電脳無我茶会は、これまで行われてきた「無我茶会」と「電脳茶会」を融合させたもの。
無我茶会は、1990年に台湾で生まれた茶会形式の一種で、誰もが気軽に楽しめる茶芸。簡素な茶器などを持参した参加者が定刻になると会話をやめ、黙ったまま、決まった数の茶わんに茶をいれて、1杯は自分で飲み、残りはほかの参加者に振る舞う。茶を飲み終えたら音楽などを楽しみ、見学者にも茶を振る舞う。
日本では同寺の先代住職、正木義完氏が国際無我茶会の代表理事を務め、国内外から参加者を募り、京都や東京などで大規模な茶会を開いたことがある。
一方、遠く離れた人とも茶を楽しめたら-と生まれた電脳茶会は、インターネットを活用した茶会。高齢者がデジタル社会に親しむ機会にと30年ほど前から電脳茶会を続ける実行委が、今年3月に無我茶会の存在を知り、同寺に相談して電脳無我茶会を初めて開催した。
茶を通じて自然や芸術を味わう
初めに無我茶会についての説明があったあと、正木住職(65)が家元を務める煎茶道売茶真流のメンバーら10人で茶会を開始。静まり返った本堂には茶を注ぐ音や鳥の鳴き声、風に吹かれた木がそよぐ音などが聞こえ、自然を感じながらゆったりとした時間が流れた。
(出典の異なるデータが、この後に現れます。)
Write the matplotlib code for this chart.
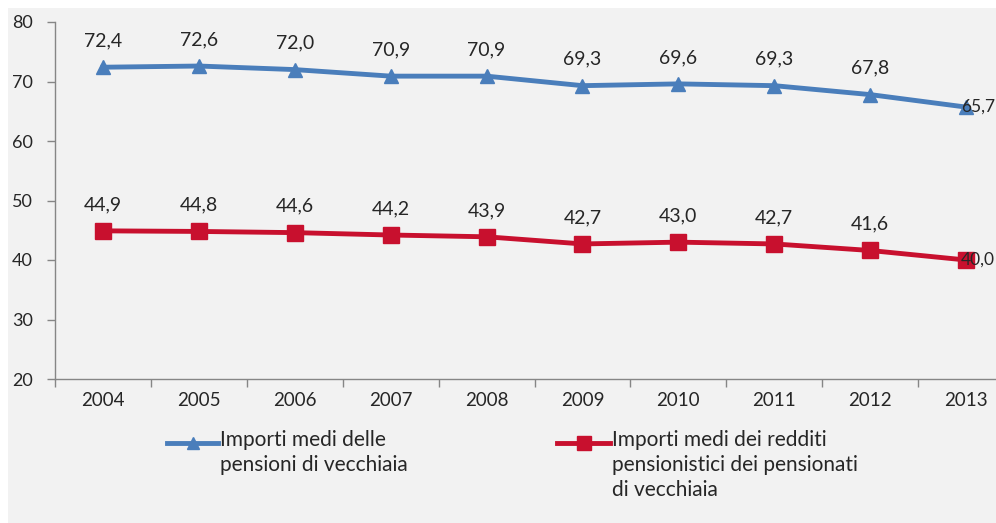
import matplotlib
matplotlib.use('Agg')
import matplotlib.pyplot as plt
from matplotlib.lines import Line2D
from matplotlib.patches import Rectangle

plt.rcParams['font.family'] = ['Lato', 'DejaVu Sans']

anni = ['2004', '2005', '2006', '2007', '2008', '2009', '2010', '2011', '2012', '2013']
pensioni = [72.4, 72.6, 72.0, 70.9, 70.9, 69.3, 69.6, 69.3, 67.8, 65.7]
redditi = [44.9, 44.8, 44.6, 44.2, 43.9, 42.7, 43.0, 42.7, 41.6, 40.0]
label_blu = 'Importi medi delle\npensioni di vecchiaia'
label_rosso = 'Importi medi dei redditi\npensionistici dei pensionati\ndi vecchiaia'

blu = '#4a7ebb'
rosso = '#c8102e'
testo = '#262626'
bg = '#f2f2f2'

fig = plt.figure(figsize=(9.96, 5.23), dpi=100)
fig.patch.set_facecolor('white')
fig.add_artist(Rectangle((8/996, 0), 1, 1 - 8/523, transform=fig.transFigure,
                         facecolor=bg, edgecolor='none', zorder=-10))

ax = fig.add_axes([55/996, 1 - 379/523, 959/996, (379 - 22)/523])
ax.set_facecolor('none')

x = list(range(len(anni)))
ax.plot(x, pensioni, color=blu, lw=3.5, marker='^', ms=10, clip_on=False, zorder=3)
ax.plot(x, redditi, color=rosso, lw=3.5, marker='s', ms=11, clip_on=False, zorder=3)

def fmt(v):
    return f'{v:.1f}'.replace('.', ',')

for serie in (pensioni, redditi):
    for i, v in enumerate(serie):
        if i == len(serie) - 1:
            # ultimo valore a destra del punto, come nell'originale
            ax.annotate(fmt(v), (i, v), xytext=(-3.5, 0), textcoords='offset points',
                        ha='left', va='center', fontsize=12.5, color=testo, zorder=4)
        else:
            ax.annotate(fmt(v), (i, v), xytext=(0, 19), textcoords='offset points',
                        ha='center', va='center', fontsize=14, color=testo)

ax.set_xlim(-0.5, len(anni) - 0.5)
ax.set_ylim(20, 80)
ax.set_yticks(range(20, 81, 10))
ax.set_xticks(x)
ax.set_xticklabels(anni)
ax.set_xticks([i + 0.5 for i in range(-1, len(anni))], minor=True)
ax.tick_params(axis='x', which='major', length=0, pad=9, labelsize=13.5, labelcolor=testo)
ax.tick_params(axis='x', which='minor', length=6, color='#868686', width=1)
ax.tick_params(axis='y', length=6, color='#868686', width=1, labelsize=13, labelcolor=testo, pad=10)
for s in ['top', 'right']:
    ax.spines[s].set_visible(False)
for s in ['left', 'bottom']:
    ax.spines[s].set_color('#868686')
    ax.spines[s].set_linewidth(1)

# legenda
def voce(x0, x1, y, colore, marker, ms, testo_leg):
    fig.add_artist(Line2D([x0/996, x1/996], [1 - y/523] * 2, transform=fig.transFigure,
                          color=colore, lw=3.5))
    fig.add_artist(Line2D([(x0 + x1)/2/996], [1 - y/523], transform=fig.transFigure,
                          color=colore, marker=marker, ms=ms, lw=0))
    fig.text((x1 + 2)/996, 1 - (y - 13)/523, testo_leg, ha='left', va='top',
             fontsize=15, color=testo, linespacing=1.3)

voce(167, 218, 443, blu, '^', 9, label_blu)
voce(557, 610, 443, rosso, 's', 10, label_rosso)

fig.savefig('out.png', dpi=100, facecolor=fig.get_facecolor())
茶会が終わると見学者たちにも菓子や茶が振る舞われたほか、二胡奏者の劉晋陽さんの演奏、同実行委員長の服部真湖さんによる日本舞踊が披露された。
茶会の様子は終始ビデオ通話で東京、シンガポール、台湾で暮らす人たちが視聴して、互いに言葉を交わす時間もあった。
正木住職は「オンラインならではの難しさもありましたが、普段ならお会いできない人とも一緒に茶会を共有できてよかったです。今後も継続していけたら」と話していた。